■ **TASK INSTRUCTIONS**
Reproduce the listing that follows with no differences at all.

— START OF RAW DATA —

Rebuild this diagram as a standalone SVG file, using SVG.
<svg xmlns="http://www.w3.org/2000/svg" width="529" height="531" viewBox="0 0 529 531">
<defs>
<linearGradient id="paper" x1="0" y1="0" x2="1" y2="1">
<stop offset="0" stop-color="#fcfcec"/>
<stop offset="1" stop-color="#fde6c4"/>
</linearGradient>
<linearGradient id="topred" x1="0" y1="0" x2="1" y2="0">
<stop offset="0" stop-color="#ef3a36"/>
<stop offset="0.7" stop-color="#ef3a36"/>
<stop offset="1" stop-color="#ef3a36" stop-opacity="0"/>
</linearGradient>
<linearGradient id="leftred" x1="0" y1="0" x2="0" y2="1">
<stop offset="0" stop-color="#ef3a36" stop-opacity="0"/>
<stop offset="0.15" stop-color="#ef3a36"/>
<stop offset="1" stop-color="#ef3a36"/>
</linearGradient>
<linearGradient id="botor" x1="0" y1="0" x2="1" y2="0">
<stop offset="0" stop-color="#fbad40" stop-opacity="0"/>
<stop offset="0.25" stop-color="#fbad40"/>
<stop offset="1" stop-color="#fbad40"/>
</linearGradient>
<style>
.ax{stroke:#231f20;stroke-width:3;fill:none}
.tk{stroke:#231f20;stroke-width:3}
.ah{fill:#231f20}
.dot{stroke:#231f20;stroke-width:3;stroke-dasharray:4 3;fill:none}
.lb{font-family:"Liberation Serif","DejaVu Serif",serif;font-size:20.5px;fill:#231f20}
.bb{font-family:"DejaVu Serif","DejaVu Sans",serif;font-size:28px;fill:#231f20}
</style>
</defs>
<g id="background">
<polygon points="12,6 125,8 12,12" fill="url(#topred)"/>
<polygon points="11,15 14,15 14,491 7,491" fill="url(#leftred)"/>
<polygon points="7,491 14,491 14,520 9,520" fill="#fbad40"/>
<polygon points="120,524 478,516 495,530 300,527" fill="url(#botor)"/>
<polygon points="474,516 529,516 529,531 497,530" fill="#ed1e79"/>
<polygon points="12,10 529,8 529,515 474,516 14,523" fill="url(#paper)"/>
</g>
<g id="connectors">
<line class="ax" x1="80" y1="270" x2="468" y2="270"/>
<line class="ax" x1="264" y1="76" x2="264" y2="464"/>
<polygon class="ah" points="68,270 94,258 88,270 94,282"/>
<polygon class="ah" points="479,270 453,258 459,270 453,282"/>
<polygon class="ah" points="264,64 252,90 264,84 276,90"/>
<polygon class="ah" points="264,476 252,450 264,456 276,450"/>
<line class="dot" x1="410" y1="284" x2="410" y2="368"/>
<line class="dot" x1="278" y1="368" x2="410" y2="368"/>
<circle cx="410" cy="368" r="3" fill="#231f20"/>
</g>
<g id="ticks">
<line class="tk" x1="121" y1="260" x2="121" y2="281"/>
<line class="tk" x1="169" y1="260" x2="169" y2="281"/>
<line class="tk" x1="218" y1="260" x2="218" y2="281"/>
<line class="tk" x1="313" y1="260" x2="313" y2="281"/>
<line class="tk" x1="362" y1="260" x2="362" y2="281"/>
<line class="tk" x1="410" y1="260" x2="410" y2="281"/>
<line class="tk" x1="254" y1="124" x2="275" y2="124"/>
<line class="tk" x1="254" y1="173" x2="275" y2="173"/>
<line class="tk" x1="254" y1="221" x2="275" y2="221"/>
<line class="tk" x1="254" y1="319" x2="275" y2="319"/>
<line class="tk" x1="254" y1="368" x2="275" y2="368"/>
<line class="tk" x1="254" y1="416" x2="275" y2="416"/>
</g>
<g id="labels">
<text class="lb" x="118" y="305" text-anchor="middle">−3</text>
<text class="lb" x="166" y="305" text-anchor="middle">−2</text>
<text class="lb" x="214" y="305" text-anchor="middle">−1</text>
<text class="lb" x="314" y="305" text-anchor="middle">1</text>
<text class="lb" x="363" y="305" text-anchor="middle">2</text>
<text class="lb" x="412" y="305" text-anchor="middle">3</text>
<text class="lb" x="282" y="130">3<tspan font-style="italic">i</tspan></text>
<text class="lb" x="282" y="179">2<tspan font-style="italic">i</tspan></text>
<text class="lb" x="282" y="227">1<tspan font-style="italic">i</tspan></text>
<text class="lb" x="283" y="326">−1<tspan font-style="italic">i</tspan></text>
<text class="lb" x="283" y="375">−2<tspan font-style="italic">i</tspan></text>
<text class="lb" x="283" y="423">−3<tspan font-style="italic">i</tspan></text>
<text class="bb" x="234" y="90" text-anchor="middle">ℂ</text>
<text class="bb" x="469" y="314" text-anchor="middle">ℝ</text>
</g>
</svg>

— END OF RAW DATA —

■ **WRITTEN RESPONSE**
Rebuild this diagram as a standalone SVG file, using SVG.
<svg xmlns="http://www.w3.org/2000/svg" width="529" height="531" viewBox="0 0 529 531">
<defs>
<linearGradient id="paper" x1="0" y1="0" x2="1" y2="1">
<stop offset="0" stop-color="#fcfcec"/>
<stop offset="1" stop-color="#fde6c4"/>
</linearGradient>
<linearGradient id="topred" x1="0" y1="0" x2="1" y2="0">
<stop offset="0" stop-color="#ef3a36"/>
<stop offset="0.7" stop-color="#ef3a36"/>
<stop offset="1" stop-color="#ef3a36" stop-opacity="0"/>
</linearGradient>
<linearGradient id="leftred" x1="0" y1="0" x2="0" y2="1">
<stop offset="0" stop-color="#ef3a36" stop-opacity="0"/>
<stop offset="0.15" stop-color="#ef3a36"/>
<stop offset="1" stop-color="#ef3a36"/>
</linearGradient>
<linearGradient id="botor" x1="0" y1="0" x2="1" y2="0">
<stop offset="0" stop-color="#fbad40" stop-opacity="0"/>
<stop offset="0.25" stop-color="#fbad40"/>
<stop offset="1" stop-color="#fbad40"/>
</linearGradient>
<style>
.ax{stroke:#231f20;stroke-width:3;fill:none}
.tk{stroke:#231f20;stroke-width:3}
.ah{fill:#231f20}
.dot{stroke:#231f20;stroke-width:3;stroke-dasharray:4 3;fill:none}
.lb{font-family:"Liberation Serif","DejaVu Serif",serif;font-size:20.5px;fill:#231f20}
.bb{font-family:"DejaVu Serif","DejaVu Sans",serif;font-size:28px;fill:#231f20}
</style>
</defs>
<g id="background">
<polygon points="12,6 125,8 12,12" fill="url(#topred)"/>
<polygon points="11,15 14,15 14,491 7,491" fill="url(#leftred)"/>
<polygon points="7,491 14,491 14,520 9,520" fill="#fbad40"/>
<polygon points="120,524 478,516 495,530 300,527" fill="url(#botor)"/>
<polygon points="474,516 529,516 529,531 497,530" fill="#ed1e79"/>
<polygon points="12,10 529,8 529,515 474,516 14,523" fill="url(#paper)"/>
</g>
<g id="connectors">
<line class="ax" x1="80" y1="270" x2="468" y2="270"/>
<line class="ax" x1="264" y1="76" x2="264" y2="464"/>
<polygon class="ah" points="68,270 94,258 88,270 94,282"/>
<polygon class="ah" points="479,270 453,258 459,270 453,282"/>
<polygon class="ah" points="264,64 252,90 264,84 276,90"/>
<polygon class="ah" points="264,476 252,450 264,456 276,450"/>
<line class="dot" x1="410" y1="284" x2="410" y2="368"/>
<line class="dot" x1="278" y1="368" x2="410" y2="368"/>
<circle cx="410" cy="368" r="3" fill="#231f20"/>
</g>
<g id="ticks">
<line class="tk" x1="121" y1="260" x2="121" y2="281"/>
<line class="tk" x1="169" y1="260" x2="169" y2="281"/>
<line class="tk" x1="218" y1="260" x2="218" y2="281"/>
<line class="tk" x1="313" y1="260" x2="313" y2="281"/>
<line class="tk" x1="362" y1="260" x2="362" y2="281"/>
<line class="tk" x1="410" y1="260" x2="410" y2="281"/>
<line class="tk" x1="254" y1="124" x2="275" y2="124"/>
<line class="tk" x1="254" y1="173" x2="275" y2="173"/>
<line class="tk" x1="254" y1="221" x2="275" y2="221"/>
<line class="tk" x1="254" y1="319" x2="275" y2="319"/>
<line class="tk" x1="254" y1="368" x2="275" y2="368"/>
<line class="tk" x1="254" y1="416" x2="275" y2="416"/>
</g>
<g id="labels">
<text class="lb" x="118" y="305" text-anchor="middle">−3</text>
<text class="lb" x="166" y="305" text-anchor="middle">−2</text>
<text class="lb" x="214" y="305" text-anchor="middle">−1</text>
<text class="lb" x="314" y="305" text-anchor="middle">1</text>
<text class="lb" x="363" y="305" text-anchor="middle">2</text>
<text class="lb" x="412" y="305" text-anchor="middle">3</text>
<text class="lb" x="282" y="130">3<tspan font-style="italic">i</tspan></text>
<text class="lb" x="282" y="179">2<tspan font-style="italic">i</tspan></text>
<text class="lb" x="282" y="227">1<tspan font-style="italic">i</tspan></text>
<text class="lb" x="283" y="326">−1<tspan font-style="italic">i</tspan></text>
<text class="lb" x="283" y="375">−2<tspan font-style="italic">i</tspan></text>
<text class="lb" x="283" y="423">−3<tspan font-style="italic">i</tspan></text>
<text class="bb" x="234" y="90" text-anchor="middle">ℂ</text>
<text class="bb" x="469" y="314" text-anchor="middle">ℝ</text>
</g>
</svg>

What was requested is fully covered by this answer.